--- Exercise ---
Reply with one number: the count of lines in the records below that hold "this".

--- Supplied information ---
** start **

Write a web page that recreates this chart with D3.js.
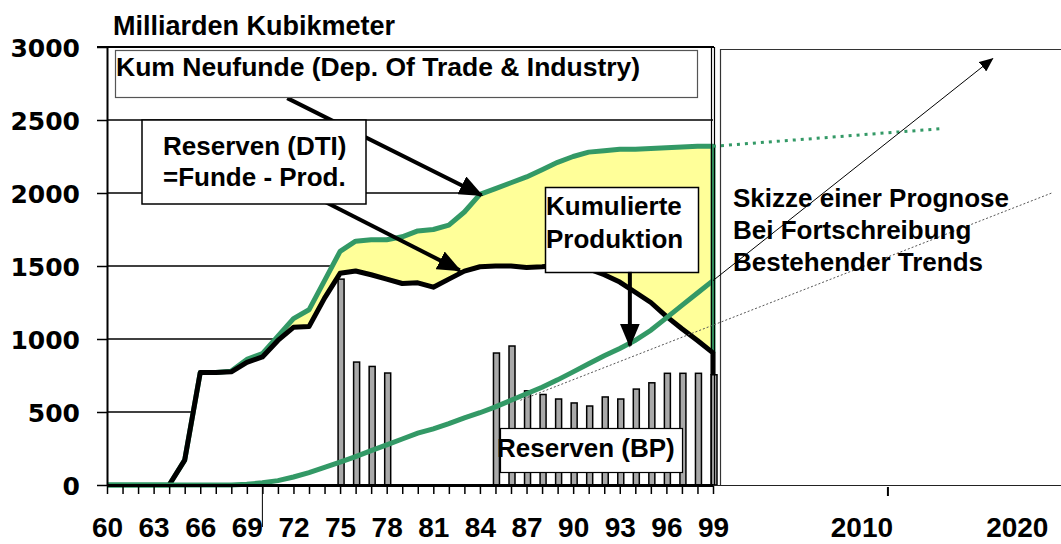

** end **
** start **

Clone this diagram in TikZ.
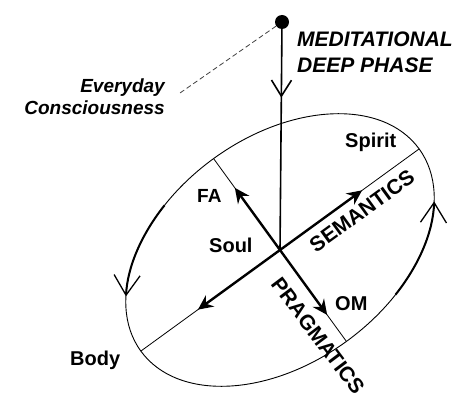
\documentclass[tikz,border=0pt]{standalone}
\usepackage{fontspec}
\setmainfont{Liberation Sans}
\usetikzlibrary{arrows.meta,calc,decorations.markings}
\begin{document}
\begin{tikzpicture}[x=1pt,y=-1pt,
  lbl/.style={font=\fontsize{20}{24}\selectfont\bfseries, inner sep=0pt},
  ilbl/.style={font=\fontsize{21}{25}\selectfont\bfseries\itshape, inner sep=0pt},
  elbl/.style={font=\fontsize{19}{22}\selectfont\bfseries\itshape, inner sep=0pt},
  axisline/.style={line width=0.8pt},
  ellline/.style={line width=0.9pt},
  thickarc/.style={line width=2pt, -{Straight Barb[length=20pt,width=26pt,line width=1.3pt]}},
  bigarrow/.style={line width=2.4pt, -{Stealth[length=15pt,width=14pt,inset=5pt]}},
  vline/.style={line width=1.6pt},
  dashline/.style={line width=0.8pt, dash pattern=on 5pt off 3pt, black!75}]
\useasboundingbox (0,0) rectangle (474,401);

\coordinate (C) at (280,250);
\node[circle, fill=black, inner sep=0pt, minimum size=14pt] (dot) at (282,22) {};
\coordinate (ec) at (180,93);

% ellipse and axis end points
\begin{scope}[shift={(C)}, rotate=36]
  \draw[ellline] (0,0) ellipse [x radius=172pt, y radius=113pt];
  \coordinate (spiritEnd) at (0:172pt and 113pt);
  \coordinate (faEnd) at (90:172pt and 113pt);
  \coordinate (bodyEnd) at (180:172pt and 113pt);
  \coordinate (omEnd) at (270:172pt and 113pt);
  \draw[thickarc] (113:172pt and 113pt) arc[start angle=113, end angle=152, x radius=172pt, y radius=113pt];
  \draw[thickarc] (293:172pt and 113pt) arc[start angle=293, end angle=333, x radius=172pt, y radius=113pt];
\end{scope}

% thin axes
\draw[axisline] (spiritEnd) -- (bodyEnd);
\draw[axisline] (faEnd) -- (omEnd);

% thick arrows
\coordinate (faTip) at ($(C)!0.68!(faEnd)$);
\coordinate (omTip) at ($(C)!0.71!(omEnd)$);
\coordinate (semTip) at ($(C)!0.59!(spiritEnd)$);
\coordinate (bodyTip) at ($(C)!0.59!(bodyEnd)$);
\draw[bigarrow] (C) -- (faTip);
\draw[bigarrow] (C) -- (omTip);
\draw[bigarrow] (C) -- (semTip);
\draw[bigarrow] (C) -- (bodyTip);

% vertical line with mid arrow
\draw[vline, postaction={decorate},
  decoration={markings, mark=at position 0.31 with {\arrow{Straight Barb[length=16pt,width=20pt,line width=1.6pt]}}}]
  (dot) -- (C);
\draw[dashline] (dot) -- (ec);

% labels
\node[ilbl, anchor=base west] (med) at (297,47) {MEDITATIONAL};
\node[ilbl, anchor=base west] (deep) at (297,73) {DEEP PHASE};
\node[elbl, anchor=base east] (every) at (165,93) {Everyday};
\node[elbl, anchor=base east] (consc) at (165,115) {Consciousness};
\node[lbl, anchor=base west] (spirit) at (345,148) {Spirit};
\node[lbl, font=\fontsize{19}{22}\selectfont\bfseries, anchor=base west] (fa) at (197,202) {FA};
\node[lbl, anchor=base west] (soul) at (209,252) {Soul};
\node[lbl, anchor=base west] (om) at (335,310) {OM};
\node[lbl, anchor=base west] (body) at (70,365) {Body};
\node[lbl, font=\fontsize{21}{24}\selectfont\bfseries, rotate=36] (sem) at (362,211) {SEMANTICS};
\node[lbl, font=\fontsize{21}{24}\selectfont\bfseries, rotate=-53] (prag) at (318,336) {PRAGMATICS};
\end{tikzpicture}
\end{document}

** end **

--- Result ---
2